## Short exercise
Your output is the lines from the first one to the one containing "3300000, 3400000, 3500000]", repeated exactly, with images left out.

:::

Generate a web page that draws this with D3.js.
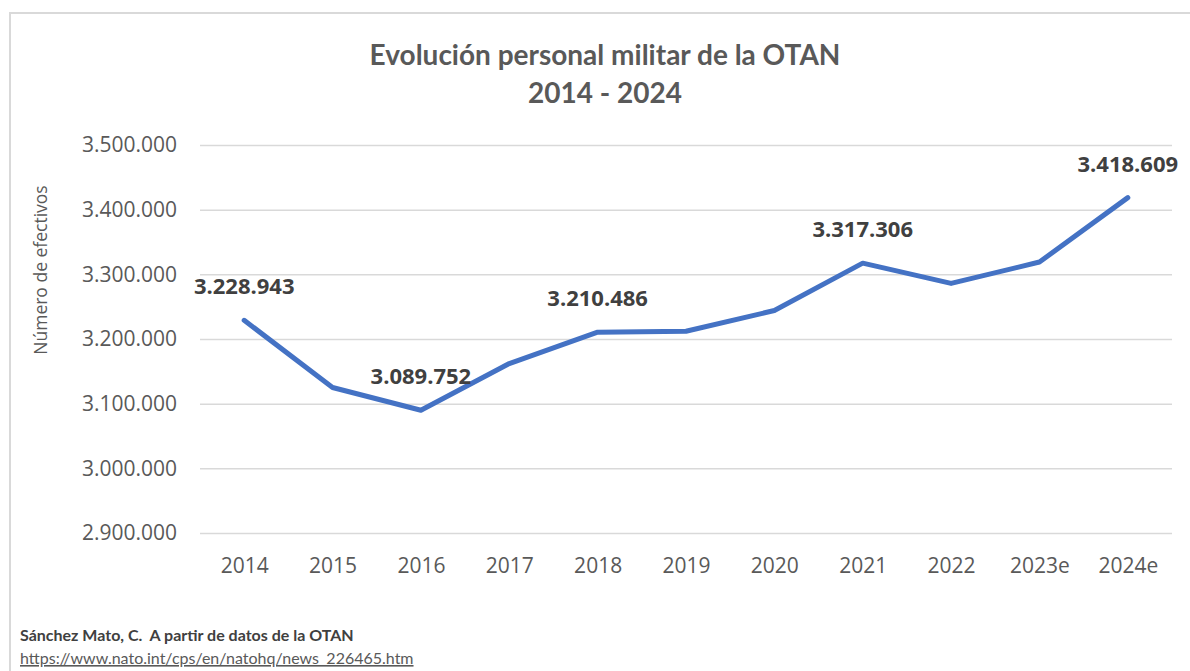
<!DOCTYPE html>
<html>
<head>
<meta charset="utf-8">
<script src="https://cdn.jsdelivr.net/npm/d3@7"></script>
<style>
  body { margin: 0; background: #fff; }
  svg { display: block; }
</style>
</head>
<body>
<div id="container"></div>
<script>
// data
let years = ['2014', '2015', '2016', '2017', '2018', '2019', '2020', '2021', '2022', '2023e', '2024e']
let personnel = [3228943, 3125000, 3089752, 3162000, 3210486, 3212000, 3244000, 3317306, 3286000, 3319000, 3418609]
// only these points carry a label in the reference
let labelled = ['2014', '2016', '2018', '2021', '2024e']
let yTicks = [2900000, 3000000, 3100000, 3200000, 3300000, 3400000, 3500000]

let titleLines = ['Evolución personal militar de la OTAN', '2014 - 2024']
let yTitle = 'Número de efectivos'
let sourceText = 'Sánchez Mato, C.  A partir de datos de la OTAN'
let sourceUrl = 'https://www.nato.int/cps/en/natohq/news_226465.htm'

let width = 1190,
  height = 671

let plot = { left: 200, right: 1172, top: 145, bottom: 533 }

let svg = d3.select('#container')
  .append('svg')
  .attr('width', width)
  .attr('height', height)

// spanish number format: dots for thousands
let es = d3.formatLocale({ decimal: ',', thousands: '.', grouping: [3], currency: ['', ' €'] })
let fmt = es.format(',d')

let x = d3.scalePoint()
  .domain(years)
  .range([plot.left, plot.right])
  .padding(0.5)

let y = d3.scaleLinear()
  .domain([2900000, 3500000])
  .range([plot.bottom, plot.top])

// chart frame
svg.append('rect')
  .attr('x', 10)
  .attr('y', 13)
  .attr('width', width)
  .attr('height', height)
  .attr('fill', 'none')
  .attr('stroke', '#d9d9d9')
  .attr('stroke-width', 2)

// title
svg.append('text')
  .attr('x', 605)
  .attr('y', 65)
  .attr('text-anchor', 'middle')
  .attr('font-family', 'Lato, sans-serif')
  .attr('font-weight', 'bold')
  .attr('font-size', 28)
  .attr('fill', '#595959')
  .selectAll('tspan')
  .data(titleLines)
  .join('tspan')
  .attr('x', 605)
  .attr('dy', (d, i) => i === 0 ? 0 : 38)
  .text(d => d)

// y axis: gridlines + labels
let yAxis = svg.append('g')
  .attr('transform', `translate(${plot.left},0)`)
  .call(d3.axisLeft(y)
    .tickValues(yTicks)
    .tickFormat(fmt)
    .tickSize(-(plot.right - plot.left))
    .tickPadding(23))

yAxis.select('.domain').remove()
yAxis.selectAll('.tick line')
  .attr('stroke', '#d9d9d9')
  .attr('stroke-width', 1.5)
yAxis.selectAll('.tick text')
  .attr('font-family', '"Open Sans", sans-serif')
  .attr('font-size', 21)
  .attr('fill', '#595959')

// x axis labels
let xAxis = svg.append('g')
  .attr('transform', `translate(0,${plot.bottom})`)
  .call(d3.axisBottom(x).tickSize(0).tickPadding(25))

xAxis.select('.domain').remove()
xAxis.selectAll('.tick text')
  .attr('font-family', '"Open Sans", sans-serif')
  .attr('font-size', 21)
  .attr('fill', '#595959')

// y axis title
svg.append('text')
  .attr('transform', `translate(47,${(plot.top + plot.bottom) / 2 - 69}) rotate(-90)`)
  .attr('text-anchor', 'middle')
  .attr('font-family', '"Open Sans", sans-serif')
  .attr('font-size', 17.5)
  .attr('fill', '#595959')
  .text(yTitle)

// the line
let series = years.map((yr, i) => ({ year: yr, value: personnel[i] }))

svg.append('path')
  .datum(series)
  .attr('fill', 'none')
  .attr('stroke', '#4472c4')
  .attr('stroke-width', 5)
  .attr('stroke-linejoin', 'round')
  .attr('stroke-linecap', 'round')
  .attr('d', d3.line().x(d => x(d.year)).y(d => y(d.value)))

// data labels
svg.selectAll('text.label')
  .data(series.filter(d => labelled.includes(d.year)))
  .join('text')
  .attr('class', 'label')
  .attr('x', d => x(d.year))
  .attr('y', d => y(d.value) - 26)
  .attr('text-anchor', 'middle')
  .attr('font-family', '"Open Sans", sans-serif')
  .attr('font-weight', 'bold')
  .attr('font-size', 22)
  .attr('fill', '#404040')
  .text(d => fmt(d.value))

// source note
svg.append('text')
  .attr('x', 20)
  .attr('y', 641)
  .attr('xml:space', 'preserve')
  .style('white-space', 'pre')
  .attr('font-family', 'Lato, sans-serif')
  .attr('font-weight', 'bold')
  .attr('font-size', 16)
  .attr('fill', '#404040')
  .text(sourceText)

svg.append('text')
  .attr('x', 20)
  .attr('y', 664)
  .attr('font-family', 'Lato, sans-serif')
  .attr('font-size', 16)
  .attr('fill', '#595959')
  .attr('text-decoration', 'underline')
  .text(sourceUrl)
</script>
</body>
</html>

:::

## Written solution
Generate a web page that draws this with D3.js.
<!DOCTYPE html>
<html>
<head>
<meta charset="utf-8">
<script src="https://cdn.jsdelivr.net/npm/d3@7"></script>
<style>
  body { margin: 0; background: #fff; }
  svg { display: block; }
</style>
</head>
<body>
<div id="container"></div>
<script>
// data
let years = ['2014', '2015', '2016', '2017', '2018', '2019', '2020', '2021', '2022', '2023e', '2024e']
let personnel = [3228943, 3125000, 3089752, 3162000, 3210486, 3212000, 3244000, 3317306, 3286000, 3319000, 3418609]
// only these points carry a label in the reference
let labelled = ['2014', '2016', '2018', '2021', '2024e']
let yTicks = [2900000, 3000000, 3100000, 3200000, 3300000, 3400000, 3500000]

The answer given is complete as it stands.